Supplement research isn’t the problem, writes Elan Sudberg. It’s what people are doing with it.

Elan Sudberg, CEO

July 25, 2014

3 Min Read
Opening Pandora's Box, or Simplifying Research for the Media

Scientific research is the seed from which the dietary supplement industry will grow. We all know herbs and vitamins work because we all take them (well, most of us) and benefit from their powers. I take a handful morning and night and when I don't, I, well, I can't say. The FDA has not evaluated my claims.

While they have been around longer than we have and are the foundation to almost all current pharmaceutical medicines, herbals are still a no-no and will get you in big trouble. Due to restrictions by the FDA and FTC, we cannot state the obvious nor can we state shared effects. The classic script: "This statement has not been evaluated by the FDA. This product is not intended to diagnose, treat, cure, or prevent any disease" must be on every product and your marketing claims must be in check.

Ultimately, I agree with these rules in an effort to protect us from those who would take advantage of the gullible, naive, and desperate-for-a-solution demographics. That said, the industry will stagnate without mandated research to substantiate what we may have already known, suspected, or theorized.

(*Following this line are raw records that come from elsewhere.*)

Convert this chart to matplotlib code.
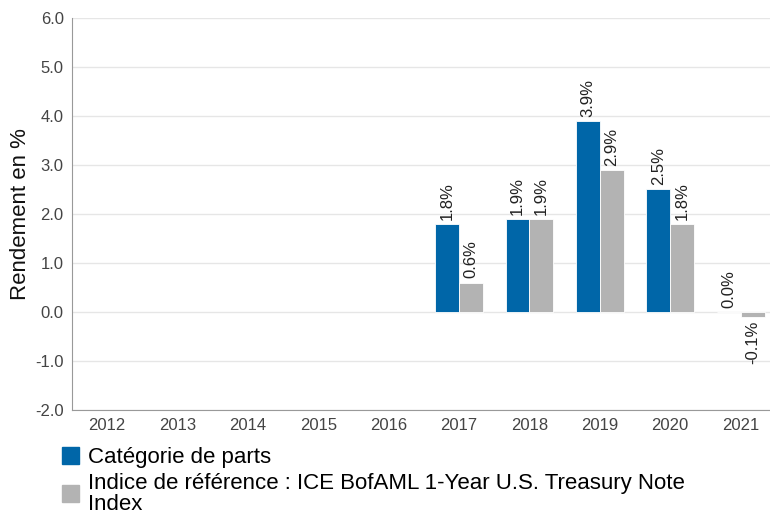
import numpy as np
import matplotlib.pyplot as plt
from matplotlib.patches import Patch

plt.rcParams['font.family'] = ['Liberation Sans', 'DejaVu Sans']

# data
years = ['2012', '2013', '2014', '2015', '2016', '2017', '2018', '2019', '2020', '2021']
fund = [np.nan, np.nan, np.nan, np.nan, np.nan, 1.8, 1.9, 3.9, 2.5, 0.0]
index = [np.nan, np.nan, np.nan, np.nan, np.nan, 0.6, 1.9, 2.9, 1.8, -0.1]
series_names = ['Catégorie de parts',
                'Indice de référence : ICE BofAML 1-Year U.S. Treasury Note\nIndex']

blue = '#0066a8'
grey = '#b3b3b3'

fig = plt.figure(figsize=(7.7, 5.15), dpi=100)
# plot area runs slightly past the right edge of the image, like the original
ax = fig.add_axes([0.0935, 0.204, 0.914, 0.761])

x = np.arange(len(years))
w = 0.34
b1 = ax.bar(x - w / 2, fund, w, color=blue, edgecolor='white', linewidth=0.6, zorder=3)
b2 = ax.bar(x + w / 2, index, w, color=grey, edgecolor='white', linewidth=0.6, zorder=3)

def labels(vals):
    return ['' if np.isnan(v) else f'{v:.1f}%' for v in vals]

ax.bar_label(b1, labels=labels(fund), rotation=90, padding=3, fontsize=12, color='#222222')
ax.bar_label(b2, labels=labels(index), rotation=90, padding=3, fontsize=12, color='#222222')

ax.set_ylim(-2, 6)
ax.set_yticks(np.arange(-2, 6.1, 1))
ax.set_yticklabels([f'{v:.1f}' for v in np.arange(-2, 6.1, 1)])
ax.set_xlim(-0.5, len(years) - 0.5)
ax.set_xticks(x)
ax.set_xticklabels(years)
ax.tick_params(axis='both', length=0, labelsize=12, colors='#444444', pad=6)
ax.set_ylabel('Rendement en %', fontsize=16, color='#111111', labelpad=3)

ax.grid(axis='y', color='#e6e6e6', linewidth=1, zorder=0)
ax.set_axisbelow(True)
for s in ['top', 'right']:
    ax.spines[s].set_visible(False)
for s in ['left', 'bottom']:
    ax.spines[s].set_color('#999999')

handles = [Patch(color=blue), Patch(color=grey)]
leg = fig.legend(handles, series_names, loc='upper left', bbox_to_anchor=(0.08, 0.132),
                 frameon=False, fontsize=16, handlelength=0.8, handleheight=0.8,
                 handletextpad=0.4, labelspacing=0.2, borderaxespad=0, borderpad=0)
for t in leg.get_texts():
    t.set_linespacing(1.0)

fig.savefig('out.png', dpi=100)
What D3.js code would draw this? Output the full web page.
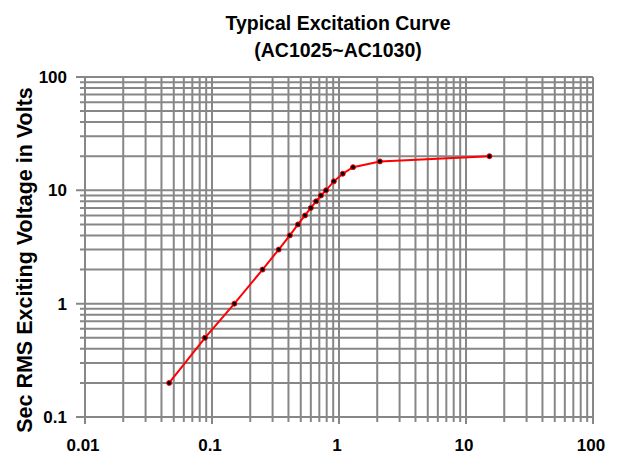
<!DOCTYPE html>
<html><head><meta charset="utf-8">
<script src="https://cdn.jsdelivr.net/npm/d3@7"></script>
<style>body{margin:0;background:#fff;} text{font-family:"Liberation Sans",Arial,sans-serif;font-weight:bold;}</style>
</head><body>
<svg id="c" width="617" height="455"></svg>
<script>
const currentA = [0.046,0.088,0.15,0.25,0.335,0.41,0.475,0.54,0.6,0.66,0.72,0.79,0.91,1.07,1.29,2.1,15.3];
const voltageV = [0.2,0.5,1,2,3,4,5,6,7,8,9,10,12,14,16,18,20];
const xTickLabels = ["0.01","0.1","1","10","100"];
const yTickLabels = ["0.1","1","10","100"];
const titleLines = ["Typical Excitation Curve","(AC1025~AC1030)"];
const yTitle = "Sec RMS Exciting Voltage in Volts";

const L=85,R=593,T=77,B=417;
const svg=d3.select("#c");
const x=d3.scaleLog().domain([0.01,100]).range([L,R]);
const y=d3.scaleLog().domain([0.1,100]).range([B,T]);

const xs=[],ys=[];
for(let e=-2;e<2;e++)for(let m=1;m<10;m++)xs.push(m*Math.pow(10,e));
xs.push(100);
for(let e=-1;e<2;e++)for(let m=1;m<10;m++)ys.push(m*Math.pow(10,e));
ys.push(100);
const isMajor=d=>Math.abs(Math.log10(d)-Math.round(Math.log10(d)))<1e-9;
const gc="#878787";
const g=svg.append("g");
g.selectAll(".vx").data(xs).enter().append("line")
 .attr("x1",d=>x(d)).attr("x2",d=>x(d)).attr("y1",T).attr("y2",d=>B+(isMajor(d)?7:5))
 .attr("stroke",gc).attr("stroke-width",2);
g.selectAll(".hy").data(ys).enter().append("line")
 .attr("y1",d=>y(d)).attr("y2",d=>y(d)).attr("x2",R).attr("x1",d=>L-(isMajor(d)?9:5))
 .attr("stroke",gc).attr("stroke-width",2);

xTickLabels.forEach(t=>svg.append("text").attr("x",x(+t)-2).attr("y",451).attr("text-anchor","middle").attr("font-size",17).text(t));
yTickLabels.forEach(t=>svg.append("text").attr("x",67).attr("y",y(+t)+6).attr("text-anchor","end").attr("font-size",17).text(t));

svg.append("text").attr("x",338).attr("y",30).attr("text-anchor","middle").attr("font-size",19.5).text(titleLines[0]);
svg.append("text").attr("x",338).attr("y",57).attr("text-anchor","middle").attr("font-size",19.5).text(titleLines[1]);
svg.append("text").attr("transform","translate(32,260) rotate(-90)").attr("text-anchor","middle").attr("font-size",21.5).text(yTitle);

const pts=currentA.map((c,i)=>[c,voltageV[i]]);
svg.append("path").datum(pts).attr("fill","none").attr("stroke","#ff0000").attr("stroke-width",2)
 .attr("d",d3.line().x(d=>x(d[0])).y(d=>y(d[1])));
svg.selectAll(".pt").data(pts).enter().append("circle")
 .attr("cx",d=>x(d[0])).attr("cy",d=>y(d[1])).attr("r",2.5).attr("fill","#000").attr("stroke","#ff0000").attr("stroke-width",1);
</script>
</body></html>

In recent years, research has become the marketing team's way of communicating to the customer. With just a smidge of reproducible evidence that “product 'X' may do 'Y', 'Z%' of the time,” marketing departments begin to engineer products as if they are wise formulators.  Based on the newest ingredient with a small study backing it, marketing teams will produce a new product to meet what the consumers don’t yet realize they want.

And it’s played right into the hands of Dr. Oz and his infamous effect.

Ah, Dr. Oz. He is neither a dietician nor a nutritionist but a cardiothoracic surgeon who enjoys the sensationalism of recommending dietary supplements to the gullible, naïve, and desperate-for-a-solution demographic. He has been both helpful and damaging to the dietary supplement industry—helpful by bringing awareness to the mainstream consumer of the potential benefits of this industry's bounty and damaging by bringing awareness to the mainstream scam artists: the potential revenue of this industry's naive customer base.

Dr. Oz has given countless Americans hope and confidence to try new products. Unfortunately, he is promoting occasionally questionable products made by cheaters mimicking those products with poor quality ingredients. The FDA and FTC has made it clear not to make unsubstantiated claims about your products from the bottles themselves and even on your companies Facebook site. Meanwhile, since he is not selling these products—nor is he prescribing them—he continues to make such unwanted claims to his audience.

Unless you have a subscription to Journal of Ethnopharmacology or The World Journal of Gastroenterology and can fully understand peer reviewed research like a peer than your best bet to learning about new research is by following the various industry websites. Usually, they will post summarized versions for us to review and pretend we understand. The publication, HerbalGram and AHPA's weekly News Report both do great jobs in presenting current and relevant research reviews.

Still, some of these are way over our heads if we don't have degrees in chemistry or may have one—but have long forgotten the foundations. From these research studies we are told that product 'X' may do 'Y', 'Z%' of the time. This makes us feel better most of the time, and then we go look for cheaper versions of product X on the web.

It’s a vicious cycle, and it’s one that I’m not sure how to stop it. If we simplify the science, the industry looks like it’s making claims. That’s what compels consumers to buy products, even though that FDA and FTC forbid that practice. We could eliminate Dr. Oz, but that’s a temporary fix. His type of sensationalism will never cease. We feed off the hope given by his authority. If Dr. Oz goes away, the Food Babe or the Pill Hunk will take his place.

We want to be heard and we can’t afford to be inscrutable. We just have to hope that the right messenger comes along, before the wrong people get angry.

About the Author(s)

Elan Sudberg

CEO, Alkemist Labs

Élan M. Sudberg is CEO of Alkemist Labs, a passionately committed contract testing laboratory specializing in plant and fungal identity, potency and purity testing for the food, beverage, nutraceutical and psychedelic industries. His favorite part of his job is catching cheaters, and he is known for pushing the industry to continually raise the bar on quality and transparency. Élan holds a degree in chemistry from California State University Long Beach, and he is on the American Herbal Products Association (AHPA) board of trustees.